I woke up to snow in Lander, Wyoming, which continued throughout the day until we had nearly 10 inches. It is the end of March, and this is life in the Rocky Mountains –in like a lion, out like a lion.
My mom and I drove through all that snow to Ace Hardware, where we picked up a gallon of Valspar’s “mushroom risotto”, so we could paint the bathroom. “We need a brush for cutting in,” I said. We then discussed the merits of taping or not taping. I assured her I was good at cutting in, and we didn’t need tape.
So I painted the bathroom all afternoon, and I took that thin-edged brush all along the edges of the tile, up against the shower wall, and next to the vanity mirror. Slowly and carefully –pretending I was Chip Foose’s steady-handed stripe painter. And while I painted I thought about detail work.
Later that night, my cousin put on his boots and went outside. Mom came in bragging that Tim had shoveled the driveway and then cleared a path all the way to the dumpster, so she could get to it. Then he grabbed the giant squeegee and cleared all the liquid off the driveway. He did a fantastic job.
There’s a little comment made about Jesus in Mark 7:37 (ESV), after they see Jesus heal a man.

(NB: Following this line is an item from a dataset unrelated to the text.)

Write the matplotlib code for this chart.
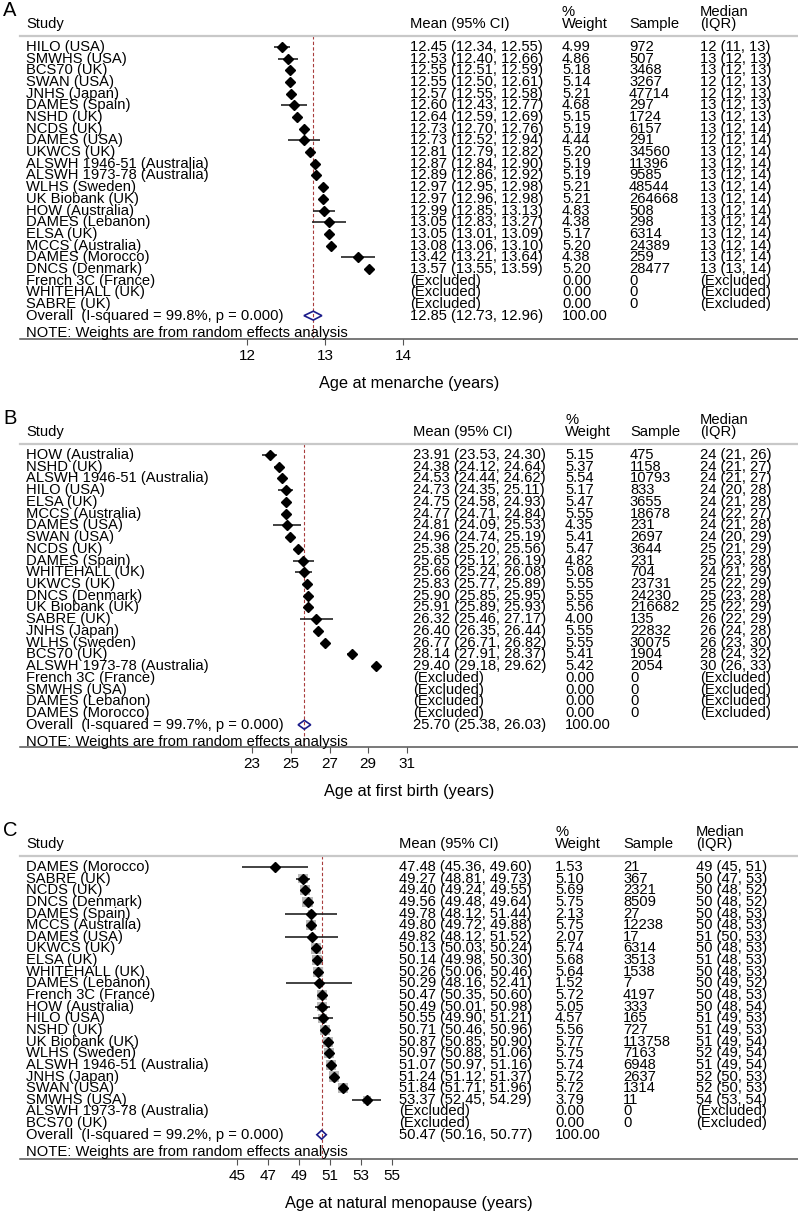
import numpy as np
import matplotlib
matplotlib.use("Agg")
import matplotlib.pyplot as plt
from matplotlib import transforms
from matplotlib.patches import Polygon

plt.rcParams["font.family"] = ["Liberation Sans", "DejaVu Sans"]

W, H = 798, 1211
nan = np.nan
EXC = "(Excluded)"

# ---------------- A: age at menarche ----------------
studies_a = ["HILO (USA)", "SMWHS (USA)", "BCS70 (UK)", "SWAN (USA)", "JNHS (Japan)",
             "DAMES (Spain)", "NSHD (UK)", "NCDS (UK)", "DAMES (USA)", "UKWCS (UK)",
             "ALSWH 1946-51 (Australia)", "ALSWH 1973-78 (Australia)", "WLHS (Sweden)",
             "UK Biobank (UK)", "HOW (Australia)", "DAMES (Lebanon)", "ELSA (UK)",
             "MCCS (Australia)", "DAMES (Morocco)", "DNCS (Denmark)", "French 3C (France)",
             "WHITEHALL (UK)", "SABRE (UK)"]
mean_a = [12.45, 12.53, 12.55, 12.55, 12.57, 12.60, 12.64, 12.73, 12.73, 12.81, 12.87, 12.89,
          12.97, 12.97, 12.99, 13.05, 13.05, 13.08, 13.42, 13.57, nan, nan, nan]
lo_a = [12.34, 12.40, 12.51, 12.50, 12.55, 12.43, 12.59, 12.70, 12.52, 12.79, 12.84, 12.86,
        12.95, 12.96, 12.85, 12.83, 13.01, 13.06, 13.21, 13.55, nan, nan, nan]
hi_a = [12.55, 12.66, 12.59, 12.61, 12.58, 12.77, 12.69, 12.76, 12.94, 12.82, 12.90, 12.92,
        12.98, 12.98, 13.13, 13.27, 13.09, 13.10, 13.64, 13.59, nan, nan, nan]
weight_a = [4.99, 4.86, 5.18, 5.14, 5.21, 4.68, 5.15, 5.19, 4.44, 5.20, 5.19, 5.19, 5.21, 5.21,
            4.83, 4.38, 5.17, 5.20, 4.38, 5.20, 0, 0, 0]
sample_a = [972, 507, 3468, 3267, 47714, 297, 1724, 6157, 291, 34560, 11396, 9585, 48544,
            264668, 508, 298, 6314, 24389, 259, 28477, 0, 0, 0]
median_a = ["12 (11, 13)", "13 (12, 13)", "13 (12, 13)", "12 (12, 13)", "12 (12, 13)",
            "13 (12, 13)", "13 (12, 13)", "13 (12, 14)", "12 (12, 14)", "13 (12, 14)",
            "13 (12, 14)", "13 (12, 14)", "13 (12, 14)", "13 (12, 14)", "13 (12, 14)",
            "13 (12, 14)", "13 (12, 14)", "13 (12, 14)", "13 (12, 14)", "13 (13, 14)",
            EXC, EXC, EXC]
overall_a = [12.85, 12.73, 12.96]
isq_a = "99.8%"
ticks_a = [12, 13, 14]

# ---------------- B: age at first birth ----------------
studies_b = ["HOW (Australia)", "NSHD (UK)", "ALSWH 1946-51 (Australia)", "HILO (USA)", "ELSA (UK)",
             "MCCS (Australia)", "DAMES (USA)", "SWAN (USA)", "NCDS (UK)", "DAMES (Spain)",
             "WHITEHALL (UK)", "UKWCS (UK)", "DNCS (Denmark)", "UK Biobank (UK)", "SABRE (UK)",
             "JNHS (Japan)", "WLHS (Sweden)", "BCS70 (UK)", "ALSWH 1973-78 (Australia)",
             "French 3C (France)", "SMWHS (USA)", "DAMES (Lebanon)", "DAMES (Morocco)"]
mean_b = [23.91, 24.38, 24.53, 24.73, 24.75, 24.77, 24.81, 24.96, 25.38, 25.65, 25.66, 25.83,
          25.90, 25.91, 26.32, 26.40, 26.77, 28.14, 29.40, nan, nan, nan, nan]
lo_b = [23.53, 24.12, 24.44, 24.35, 24.58, 24.71, 24.09, 24.74, 25.20, 25.12, 25.24, 25.77,
        25.85, 25.89, 25.46, 26.35, 26.71, 27.91, 29.18, nan, nan, nan, nan]
hi_b = [24.30, 24.64, 24.62, 25.11, 24.93, 24.84, 25.53, 25.19, 25.56, 26.19, 26.08, 25.89,
        25.95, 25.93, 27.17, 26.44, 26.82, 28.37, 29.62, nan, nan, nan, nan]
weight_b = [5.15, 5.37, 5.54, 5.17, 5.47, 5.55, 4.35, 5.41, 5.47, 4.82, 5.08, 5.55, 5.55, 5.56,
            4.00, 5.55, 5.55, 5.41, 5.42, 0, 0, 0, 0]
sample_b = [475, 1158, 10793, 833, 3655, 18678, 231, 2697, 3644, 231, 704, 23731, 24230, 216682,
            135, 22832, 30075, 1904, 2054, 0, 0, 0, 0]
median_b = ["24 (21, 26)", "24 (21, 27)", "24 (21, 27)", "24 (20, 28)", "24 (21, 28)",
            "24 (22, 27)", "24 (21, 28)", "24 (20, 29)", "25 (21, 29)", "25 (23, 28)",
            "24 (21, 29)", "25 (22, 29)", "25 (23, 28)", "25 (22, 29)", "26 (22, 29)",
            "26 (24, 28)", "26 (23, 30)", "28 (24, 32)", "30 (26, 33)", EXC, EXC, EXC, EXC]
overall_b = [25.70, 25.38, 26.03]
isq_b = "99.7%"
ticks_b = [23, 25, 27, 29, 31]

# ---------------- C: age at natural menopause ----------------
studies_c = ["DAMES (Morocco)", "SABRE (UK)", "NCDS (UK)", "DNCS (Denmark)", "DAMES (Spain)",
             "MCCS (Australia)", "DAMES (USA)", "UKWCS (UK)", "ELSA (UK)", "WHITEHALL (UK)",
             "DAMES (Lebanon)", "French 3C (France)", "HOW (Australia)", "HILO (USA)", "NSHD (UK)",
             "UK Biobank (UK)", "WLHS (Sweden)", "ALSWH 1946-51 (Australia)", "JNHS (Japan)",
             "SWAN (USA)", "SMWHS (USA)", "ALSWH 1973-78 (Australia)", "BCS70 (UK)"]
mean_c = [47.48, 49.27, 49.40, 49.56, 49.78, 49.80, 49.82, 50.13, 50.14, 50.26, 50.29, 50.47,
          50.49, 50.55, 50.71, 50.87, 50.97, 51.07, 51.24, 51.84, 53.37, nan, nan]
lo_c = [45.36, 48.81, 49.24, 49.48, 48.12, 49.72, 48.12, 50.03, 49.98, 50.06, 48.16, 50.35,
        50.01, 49.90, 50.46, 50.85, 50.88, 50.97, 51.12, 51.71, 52.45, nan, nan]
hi_c = [49.60, 49.73, 49.55, 49.64, 51.44, 49.88, 51.52, 50.24, 50.30, 50.46, 52.41, 50.60,
        50.98, 51.21, 50.96, 50.90, 51.06, 51.16, 51.37, 51.96, 54.29, nan, nan]
weight_c = [1.53, 5.10, 5.69, 5.75, 2.13, 5.75, 2.07, 5.74, 5.68, 5.64, 1.52, 5.72, 5.05, 4.57,
            5.56, 5.77, 5.75, 5.74, 5.72, 5.72, 3.79, 0, 0]
sample_c = [21, 367, 2321, 8509, 27, 12238, 17, 6314, 3513, 1538, 7, 4197, 333, 165, 727,
            113758, 7163, 6948, 2637, 1314, 11, 0, 0]
median_c = ["49 (45, 51)", "50 (47, 53)", "50 (48, 52)", "50 (48, 52)", "50 (48, 53)",
            "50 (48, 53)", "51 (50, 53)", "50 (48, 53)", "51 (48, 53)", "50 (48, 53)",
            "50 (49, 52)", "50 (48, 53)", "50 (48, 54)", "51 (49, 53)", "51 (49, 53)",
            "51 (49, 54)", "52 (49, 54)", "51 (49, 54)", "52 (50, 53)", "52 (50, 53)",
            "54 (53, 54)", EXC, EXC]
overall_c = [50.47, 50.16, 50.77]
isq_c = "99.2%"
ticks_c = [45, 47, 49, 51, 53, 55]

fig = plt.figure(figsize=(W / 100, H / 100), dpi=100)
FS = 10.6


def panel(letter, studies, mean, lo, hi, weight, sample, median, overall, isq, ticks, xlabel,
          top_px, row0_px, step, axis_px, tick_px, cols, show_boxes):
    """one forest plot; positions are given in pixels of the final image"""
    x_left, x_right = 20, 798
    ax = fig.add_axes([x_left / W, 1 - axis_px / H, (x_right - x_left) / W, (axis_px - top_px) / H])
    # x scale from two tick positions
    (v0, p0), (v1, p1) = tick_px
    sc = (p1 - p0) / (v1 - v0)
    ax.set_xlim(v0 - (p0 - x_left) / sc, v0 + (x_right - p0) / sc)
    ax.set_ylim((axis_px - row0_px) / step, -(row0_px - top_px) / step)

    n = len(studies)
    rows = np.arange(n)
    mean = np.array(mean, float)
    lo = np.array(lo, float)
    hi = np.array(hi, float)
    w = np.array(weight, float)
    ok = ~np.isnan(mean)

    ax.axvline(overall[0], color="#a83c3c", ls=(0, (3, 2)), lw=0.8, zorder=1)
    if show_boxes:
        side_pt = 4.2 * np.sqrt(w[ok]) * 0.72
        ax.scatter(mean[ok], rows[ok], marker="s", s=side_pt ** 2, color="#b8b8b8",
                   linewidths=0, zorder=2)
    ax.hlines(rows[ok], lo[ok], hi[ok], color="#222222", lw=1.2, zorder=3)
    ax.plot(mean[ok], rows[ok], "D", color="black", markersize=5, zorder=4)

    r = n
    dh = 0.38
    ax.add_patch(Polygon([(overall[1], r), (overall[0], r - dh), (overall[2], r), (overall[0], r + dh)],
                         closed=True, fill=False, edgecolor="#1c1c8a", lw=1.2, zorder=4))

    # text columns
    tr = transforms.blended_transform_factory(fig.transFigure, ax.transData)
    xs, xm, xw, xn, xq = [c / W for c in cols]
    for i in range(n):
        ax.text(xs, i, studies[i], transform=tr, va="center", fontsize=FS)
        if ok[i]:
            txt = f"{mean[i]:.2f} ({lo[i]:.2f}, {hi[i]:.2f})"
        else:
            txt = EXC
        ax.text(xm, i, txt, transform=tr, va="center", fontsize=FS)
        ax.text(xw, i, f"{w[i]:.2f}", transform=tr, va="center", fontsize=FS)
        ax.text(xn, i, f"{sample[i]}", transform=tr, va="center", fontsize=FS)
        ax.text(xq, i, median[i], transform=tr, va="center", fontsize=FS)
    ax.text(xs, r, f"Overall  (I-squared = {isq}, p = 0.000)", transform=tr, va="center", fontsize=FS)
    ax.text(xm, r, f"{overall[0]:.2f} ({overall[1]:.2f}, {overall[2]:.2f})", transform=tr,
            va="center", fontsize=FS)
    ax.text(xw, r, "100.00", transform=tr, va="center", fontsize=FS)
    ax.text(xs, r + 1.45, "NOTE: Weights are from random effects analysis", transform=tr,
            va="center", fontsize=FS)

    # headers
    y1 = 1 - (top_px - 12) / H
    y0 = 1 - (top_px - 24) / H
    fig.text(3 / W, 1 - (top_px - 26) / H, letter, fontsize=14.5, va="center")
    fig.text(xs, y1, "Study", va="center", fontsize=FS)
    fig.text(xm, y1, "Mean (95% CI)", va="center", fontsize=FS)
    fig.text(xw, y0, "%", va="center", fontsize=FS)
    fig.text(xw, y1, "Weight", va="center", fontsize=FS)
    fig.text(xn, y1, "Sample", va="center", fontsize=FS)
    fig.text(xq, y0, "Median", va="center", fontsize=FS)
    fig.text(xq, y1, "(IQR)", va="center", fontsize=FS)

    for s in ["left", "right"]:
        ax.spines[s].set_visible(False)
    ax.spines["top"].set_color("#c8c8c8")
    ax.spines["top"].set_linewidth(1.6)
    ax.spines["bottom"].set_color("#555555")
    ax.spines["bottom"].set_linewidth(1.1)
    ax.set_yticks([])
    ax.set_xticks(ticks)
    ax.tick_params(axis="x", direction="out", length=4, width=0.8, color="#555555",
                   labelsize=11, pad=3.5)
    ax.set_xlabel(xlabel, fontsize=11.8, labelpad=9)
    ax.patch.set_alpha(0)


panel("A", studies_a, mean_a, lo_a, hi_a, weight_a, sample_a, median_a, overall_a, isq_a, ticks_a,
      "Age at menarche (years)", 36, 47, 11.68, 339, [(12, 247), (14, 403)],
      [26, 410, 562, 629, 700], False)
panel("B", studies_b, mean_b, lo_b, hi_b, weight_b, sample_b, median_b, overall_b, isq_b, ticks_b,
      "Age at first birth (years)", 444, 455, 11.73, 747, [(23, 252), (31, 407)],
      [26, 413, 565, 630, 700], False)
panel("C", studies_c, mean_c, lo_c, hi_c, weight_c, sample_c, median_c, overall_c, isq_c, ticks_c,
      "Age at natural menopause (years)", 856, 867, 11.64, 1159, [(45, 236.7), (55, 392)],
      [26, 399, 555, 623, 696], True)

fig.savefig("out.png", dpi=100)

He has done everything well,” they said. “He even makes the deaf hear and the mute speak.”
That word “well”, in the original Greek language, means: beautifully, finely, excellently.
I think we see a glimpse of Jesus’ glory every time we see people take pains to do things well on this earth. There is some impression of who God is in that meticulous attention to detail. It doesn’t matter what the activity is -shoveling or painting, teaching or bagging groceries. It’s the excellence that stands out as something unique and wonderful.
“People were overwhelmed with amazement,” Mark tells us about Jesus.
Think through what you’ll do today –what defines excellence in the activities you’ll undertake? Who will see what you do, and how do you think their knowledge of God could change if they see you do your work well?